Jingyi Qiu, PhD Student, School of Information
Watch RecordingJingyi Qiu’s project began with a feeling familiar to anyone who reads machine learning papers: the abstract promised a breakthrough; the paper, on closer reading, delivered something considerably more modest. She wanted to know whether that gap — between what papers claim and what they show — could be measured systematically, at scale, across the whole of scientific literature. And she wanted to know whether it was getting worse.
The hardest part of the problem was not finding the hype. It was measuring it without introducing the very distortions she was trying to detect. Her first attempt was direct: ask an LLM to rate how much a paper’s abstract overstated its findings. It failed. The model lacked the domain expertise to judge whether specific claims were substantiated, and its ratings collapsed into a narrow band — mostly two or three on a ten-point scale, regardless of the paper. “Naively prompting an LLM is not enough,” she concluded.
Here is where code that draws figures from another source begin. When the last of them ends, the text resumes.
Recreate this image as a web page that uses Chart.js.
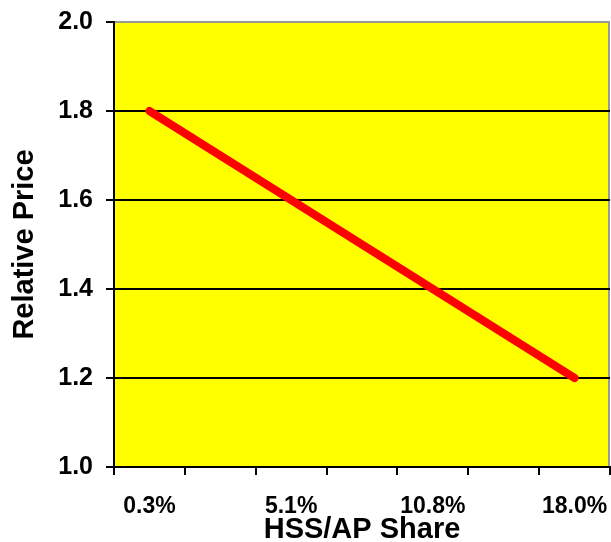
<!DOCTYPE html>
<html>
<head>
<meta charset="utf-8">
<script src="https://cdn.jsdelivr.net/npm/chart.js@4"></script>
<style>
  body { margin: 0; background: #fff; }
  canvas { display: block; }
</style>
</head>
<body>
<canvas id="chart" width="611" height="542"></canvas>
<script>
// categories (only every other one is labelled on the axis)
const shareLabels = ['0.3%', '', '5.1%', '', '10.8%', '', '18.0%'];
const relativePrice = [1.8, 1.7, 1.6, 1.5, 1.4, 1.3, 1.2];
const priceTicks = [1.0, 1.2, 1.4, 1.6, 1.8, 2.0];

const FONT = '"Liberation Sans", Arial, sans-serif';

// yellow plot area plus the grey right edge
const plotBackground = {
  id: 'plotBackground',
  beforeDraw(chart) {
    const { ctx, chartArea: a } = chart;
    ctx.save();
    ctx.fillStyle = '#ffff00';
    ctx.fillRect(a.left, a.top, a.right - a.left, a.bottom - a.top);
    ctx.strokeStyle = '#999999';
    ctx.lineWidth = 2;
    ctx.beginPath();
    ctx.moveTo(a.right - 1, a.top);
    ctx.lineTo(a.right - 1, a.bottom);
    ctx.stroke();
    ctx.restore();
  }
};

// keep the plot area where the layout padding puts it
function noOverflow(scale) {
  scale.paddingLeft = 0;
  scale.paddingRight = 0;
  scale.paddingTop = 0;
  scale.paddingBottom = 0;
}

new Chart(document.getElementById('chart'), {
  type: 'line',
  data: {
    labels: shareLabels,
    datasets: [{
      data: relativePrice,
      borderColor: '#ff0000',
      borderWidth: 8,
      borderCapStyle: 'round',
      pointRadius: 0,
      tension: 0
    }]
  },
  options: {
    responsive: false,
    animation: false,
    devicePixelRatio: 1,
    layout: { padding: { left: 0, top: 22, right: 1, bottom: 0 } },
    plugins: { legend: { display: false }, tooltip: { enabled: false } },
    scales: {
      x: {
        offset: true,
        afterFit(scale) { scale.height = 75; noOverflow(scale); },
        border: { color: '#000', width: 2 },
        grid: {
          offset: true,
          drawOnChartArea: false,
          drawTicks: true,
          tickLength: 8,
          tickColor: '#000',
          tickWidth: 2,
          color: '#000',
          lineWidth: 2
        },
        ticks: {
          autoSkip: false,
          maxRotation: 0,
          padding: 18,
          color: '#000',
          font: { family: FONT, size: 23, weight: 'bold' }
        },
        title: {
          display: true,
          text: 'HSS/AP Share',
          color: '#000',
          padding: { top: 0, bottom: -2 },
          font: { family: FONT, size: 29, weight: 'bold', lineHeight: 1 }
        }
      },
      y: {
        min: priceTicks[0],
        max: priceTicks[priceTicks.length - 1],
        afterFit(scale) { scale.width = 114; noOverflow(scale); },
        afterBuildTicks(scale) { scale.ticks = priceTicks.map(v => ({ value: v })); },
        border: { color: '#000', width: 2 },
        grid: {
          color: ctx => (ctx.tick && ctx.tick.value === 2 ? '#999999' : '#000'),
          lineWidth: 2,
          drawTicks: true,
          tickLength: 8,
          tickColor: '#000',
          tickWidth: 2
        },
        ticks: {
          padding: 13,
          color: '#000',
          font: { family: FONT, size: 25, weight: 'bold' },
          callback: v => Number(v).toFixed(1)
        },
        title: {
          display: true,
          text: 'Relative Price',
          color: '#000',
          padding: { top: 8, bottom: 0 },
          font: { family: FONT, size: 29, weight: 'bold' }
        }
      }
    }
  },
  plugins: [plotBackground]
});
</script>
</body>
</html>
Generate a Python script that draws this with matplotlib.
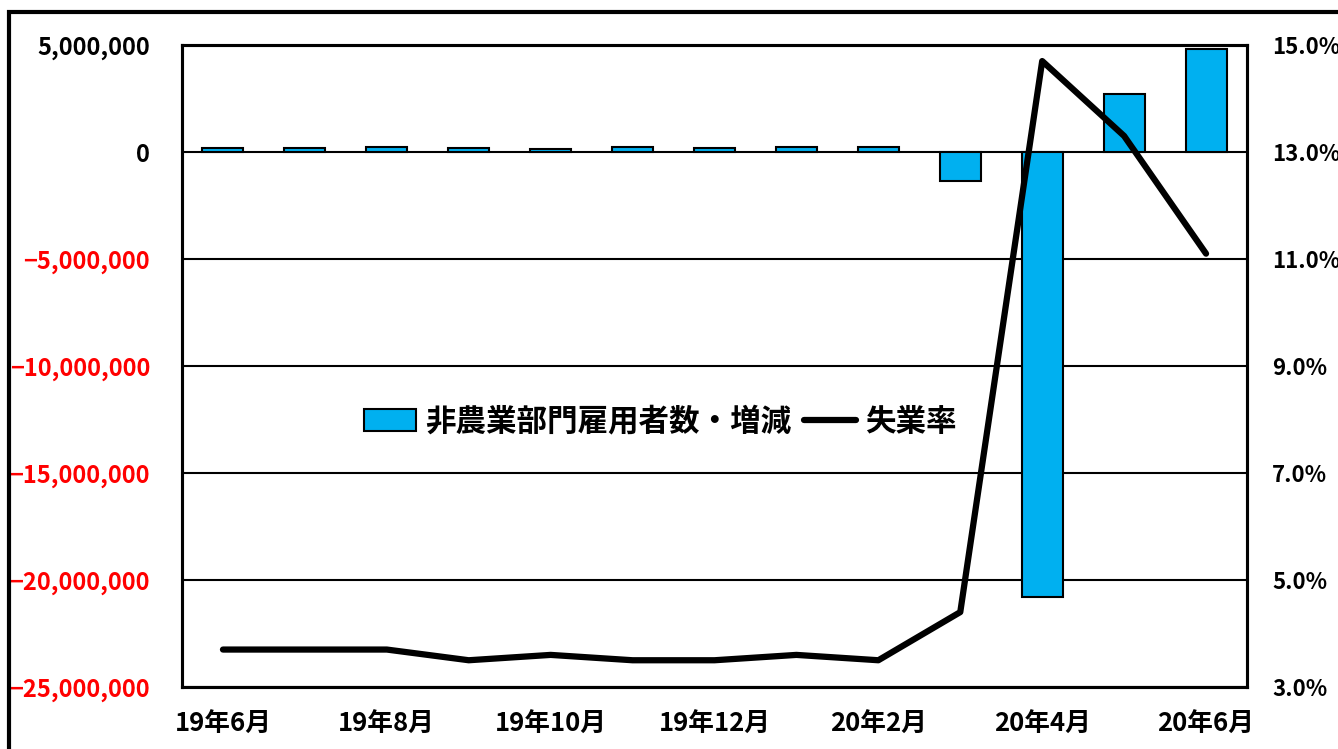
import matplotlib.pyplot as plt
import matplotlib.patches as mpatches
from matplotlib.ticker import FuncFormatter
import numpy as np

plt.rcParams['font.family'] = ['Noto Sans CJK JP', 'DejaVu Sans']

# --- データ ---
meses = ["19年6月", "19年7月", "19年8月", "19年9月", "19年10月", "19年11月", "19年12月",
         "20年1月", "20年2月", "20年3月", "20年4月", "20年5月", "20年6月"]
emprego = [193000, 166000, 219000, 180000, 156000, 256000, 184000,
           214000, 251000, -1373000, -20787000, 2725000, 4800000]
desemprego = [3.7, 3.7, 3.7, 3.5, 3.6, 3.5, 3.5, 3.6, 3.5, 4.4, 14.7, 13.3, 11.1]

esq_ticks = [5000000, 0, -5000000, -10000000, -15000000, -20000000, -25000000]
dir_ticks = [3.0, 5.0, 7.0, 9.0, 11.0, 13.0, 15.0]

nome_barra = "非農業部門雇用者数・増減"
nome_linha = "失業率"

fig = plt.figure(figsize=(13.38, 7.49), dpi=100)
ax = fig.add_axes([182 / 1338, 1 - 687 / 749, 1065 / 1338, 642 / 749])
ax2 = ax.twinx()

x = np.arange(len(meses))
barras = ax.bar(x, emprego, width=0.5, color='#00B0F0', edgecolor='black',
                linewidth=1.5, zorder=2, label=nome_barra)
linha, = ax2.plot(x, desemprego, color='black', linewidth=4.5,
                  solid_joinstyle='round', solid_capstyle='round', label=nome_linha)

ax.set_xlim(-0.5, len(meses) - 0.5)
ax.set_ylim(-25000000, 5000000)
ax2.set_ylim(3.0, 15.0)

ax.set_yticks(esq_ticks)
ax.yaxis.set_major_formatter(FuncFormatter(
    lambda v, p: ("\u2212" if v < 0 else "") + f"{abs(int(v)):,}"))
ax2.set_yticks(dir_ticks)
ax2.yaxis.set_major_formatter(FuncFormatter(lambda v, p: f"{v:.1f}%"))

ax.set_xticks(x[::2])
ax.set_xticklabels(meses[::2])

ax.grid(axis='y', color='black', linewidth=1.5, zorder=1)
ax.set_axisbelow(True)

for a in (ax, ax2):
    for s in a.spines.values():
        s.set_linewidth(2.2)
    a.tick_params(length=0)

for lbl in ax.get_yticklabels():
    lbl.set_fontsize(17)
    lbl.set_fontweight('bold')
    if lbl.get_text().startswith("\u2212"):
        lbl.set_color('red')
ax.tick_params(axis='y', pad=23)
for lbl in ax.get_xticklabels():
    lbl.set_fontsize(18.5)
    lbl.set_fontweight('bold')
ax.tick_params(axis='x', pad=17)
for lbl in ax2.get_yticklabels():
    lbl.set_fontsize(16)
    lbl.set_fontweight('bold')
ax2.tick_params(axis='y', pad=18)

leg = ax2.legend([barras, linha], [nome_barra, nome_linha], ncol=2, frameon=False,
                 loc='center', bbox_to_anchor=(0.449, 0.413),
                 prop={'size': 22, 'weight': 'bold'},
                 handlelength=1.7, handletextpad=0.3, columnspacing=0.4)

# moldura exterior
fig.patches.append(mpatches.Rectangle((9 / 1338, -0.1), 1.2, 1.1 - 12 / 749,
                                      transform=fig.transFigure, fill=False,
                                      edgecolor='black', linewidth=3))

plt.savefig("out.png", dpi=100)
Her second attempt was more elegant in theory: use LLMs as generators to produce a continuous spectrum of rhetorical styles — from ultra-conservative to highly promotional — for the same paper content, then locate the actual abstract somewhere on that spectrum. She called this chain-based sampling. It failed too. LLMs produce stable extremes — a very cautious abstract, a very promotional one — but when asked to produce intermediate levels between two reference examples, they anchor too strongly on those references. The middle of the spectrum collapsed into outputs indistinguishable from the endpoints.
Her third attempt worked, and it worked because it abandoned the attempt to instruct the LLM directly in favor of exploiting something LLMs do naturally: role-playing. Rather than asking the model to write at “promotional level five,” she asked it to write as a specific persona — a sleep-deprived PhD student, a famous AI researcher, a science communicator. The model had no concept of a numerical rhetorical scale, but it had a very clear concept of how those people write. Thirty personas, designed to span the full range from cautious to visionary, were calibrated using a Bradley-Terry pairwise ranking model — comparing each persona’s output against real paper abstracts to map where in the rhetorical distribution it fell — and then validated against human expert assessments. Only after both checks was the framework applied at scale.
The results were striking. Rhetorical scores have risen sharply in the scientific literature since 2023, and the rise correlates with evidence of LLM-assisted writing. High rhetorical scores predict media attention and citation counts — but not peer-review ratings, consistent with the hypothesis that hype shapes how broad audiences engage with science without influencing expert evaluation of the underlying work. The paradox Qiu left the room with was pointed: “LLMs are both a tool and part of the problem in this project. They help us measure hype as instruments. But they are also amplifying the AI hype itself.”